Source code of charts

==*==

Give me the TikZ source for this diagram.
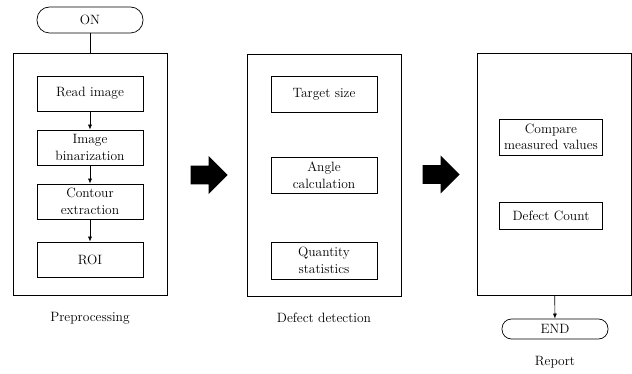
\documentclass[tikz,border=0pt]{standalone}
\usetikzlibrary{shapes.arrows,arrows.meta}

\tikzset{
  stepbox/.style={draw, minimum width=106pt, minimum height=35pt, align=center, inner sep=1pt},
  stagebox/.style={draw, minimum width=154pt, minimum height=242pt},
  terminal/.style={draw, minimum width=106pt, inner sep=0pt},
  bigarrow/.style={single arrow, fill=black, minimum height=37pt, single arrow head extend=9.5pt, inner sep=9pt, anchor=tip},
  flow/.style={-{Latex[length=5pt,width=4pt]}}
}

\begin{document}
\begin{tikzpicture}[x=1pt,y=-1pt, font=\fontsize{13.5}{16.5}\selectfont, line width=0.7pt]
 	\useasboundingbox (0,0) rectangle (632,374);
 	% stage frames
 	\node[stagebox] (pre) at (90,174.5) {};
 	\node[stagebox] (det) at (324,175) {};
 	\node[stagebox] (rep) at (554,174.5) {};
 	% start and end
 	\node[terminal, rounded corners=12.5pt, minimum height=26pt] (on) at (90,20) {ON};
 	\node[terminal, rounded corners=9.5pt, minimum height=20pt] (end) at (555,329) {END};
 	\draw (on) -- (pre);
 	\draw[flow] (rep) -- (end);
 	% preprocessing
 	\node[stepbox] (read) at (90,93.5) {Read image};
 	\node[stepbox] (bin) at (90,147.5) {Image\\binarization};
 	\node[stepbox] (cont) at (90,201.5) {Contour\\extraction};
 	\node[stepbox] (roi) at (90,259.5) {ROI};
 	\draw[flow] (read) -- (bin);
 	\draw[flow] (bin) -- (cont);
 	\draw[flow] (cont) -- (roi);
 	% defect detection
 	\node[stepbox, minimum height=36pt] (size) at (324,94) {Target size};
 	\node[stepbox, minimum height=36pt] (angle) at (324,175) {Angle\\calculation};
 	\node[stepbox, minimum height=37pt] (qty) at (324,260.5) {Quantity\\statistics};
 	% report
 	\node[stepbox, minimum width=103pt, minimum height=36pt] (cmp) at (551,137) {Compare\\measured values};
 	\node[stepbox, minimum width=103pt, minimum height=27pt] (cnt) at (551,215.5) {Defect Count};
 	% block arrows between stages
 	\node[bigarrow] (arrA) at (228,175) {};
 	\node[bigarrow] (arrB) at (460,174.5) {};
 	% captions
 	\node (preL) at (90,318) {Preprocessing};
 	\node (detL) at (324,318) {Defect detection};
 	\node (repL) at (555,362) {Report};
\end{tikzpicture}
\end{document}
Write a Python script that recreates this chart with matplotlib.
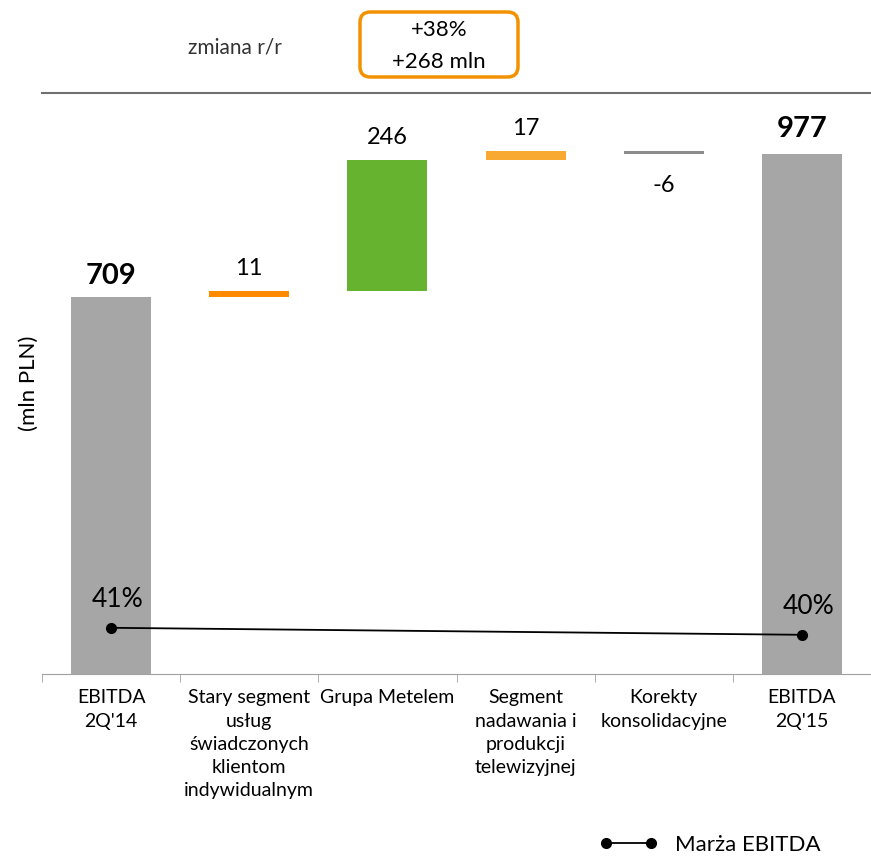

==*==

Task description
Omit every image. Quote each record exactly.

Result of the exercise
Give me the TikZ source for this diagram.
\documentclass[tikz,border=0pt]{standalone}
\usetikzlibrary{shapes.arrows,arrows.meta}

\tikzset{
  stepbox/.style={draw, minimum width=106pt, minimum height=35pt, align=center, inner sep=1pt},
  stagebox/.style={draw, minimum width=154pt, minimum height=242pt},
  terminal/.style={draw, minimum width=106pt, inner sep=0pt},
  bigarrow/.style={single arrow, fill=black, minimum height=37pt, single arrow head extend=9.5pt, inner sep=9pt, anchor=tip},
  flow/.style={-{Latex[length=5pt,width=4pt]}}
}

\begin{document}
\begin{tikzpicture}[x=1pt,y=-1pt, font=\fontsize{13.5}{16.5}\selectfont, line width=0.7pt]
 	\useasboundingbox (0,0) rectangle (632,374);
 	% stage frames
 	\node[stagebox] (pre) at (90,174.5) {};
 	\node[stagebox] (det) at (324,175) {};
 	\node[stagebox] (rep) at (554,174.5) {};
 	% start and end
 	\node[terminal, rounded corners=12.5pt, minimum height=26pt] (on) at (90,20) {ON};
 	\node[terminal, rounded corners=9.5pt, minimum height=20pt] (end) at (555,329) {END};
 	\draw (on) -- (pre);
 	\draw[flow] (rep) -- (end);
 	% preprocessing
 	\node[stepbox] (read) at (90,93.5) {Read image};
 	\node[stepbox] (bin) at (90,147.5) {Image\\binarization};
 	\node[stepbox] (cont) at (90,201.5) {Contour\\extraction};
 	\node[stepbox] (roi) at (90,259.5) {ROI};
 	\draw[flow] (read) -- (bin);
 	\draw[flow] (bin) -- (cont);
 	\draw[flow] (cont) -- (roi);
 	% defect detection
 	\node[stepbox, minimum height=36pt] (size) at (324,94) {Target size};
 	\node[stepbox, minimum height=36pt] (angle) at (324,175) {Angle\\calculation};
 	\node[stepbox, minimum height=37pt] (qty) at (324,260.5) {Quantity\\statistics};
 	% report
 	\node[stepbox, minimum width=103pt, minimum height=36pt] (cmp) at (551,137) {Compare\\measured values};
 	\node[stepbox, minimum width=103pt, minimum height=27pt] (cnt) at (551,215.5) {Defect Count};
 	% block arrows between stages
 	\node[bigarrow] (arrA) at (228,175) {};
 	\node[bigarrow] (arrB) at (460,174.5) {};
 	% captions
 	\node (preL) at (90,318) {Preprocessing};
 	\node (detL) at (324,318) {Defect detection};
 	\node (repL) at (555,362) {Report};
\end{tikzpicture}
\end{document}
Write a Python script that recreates this chart with matplotlib.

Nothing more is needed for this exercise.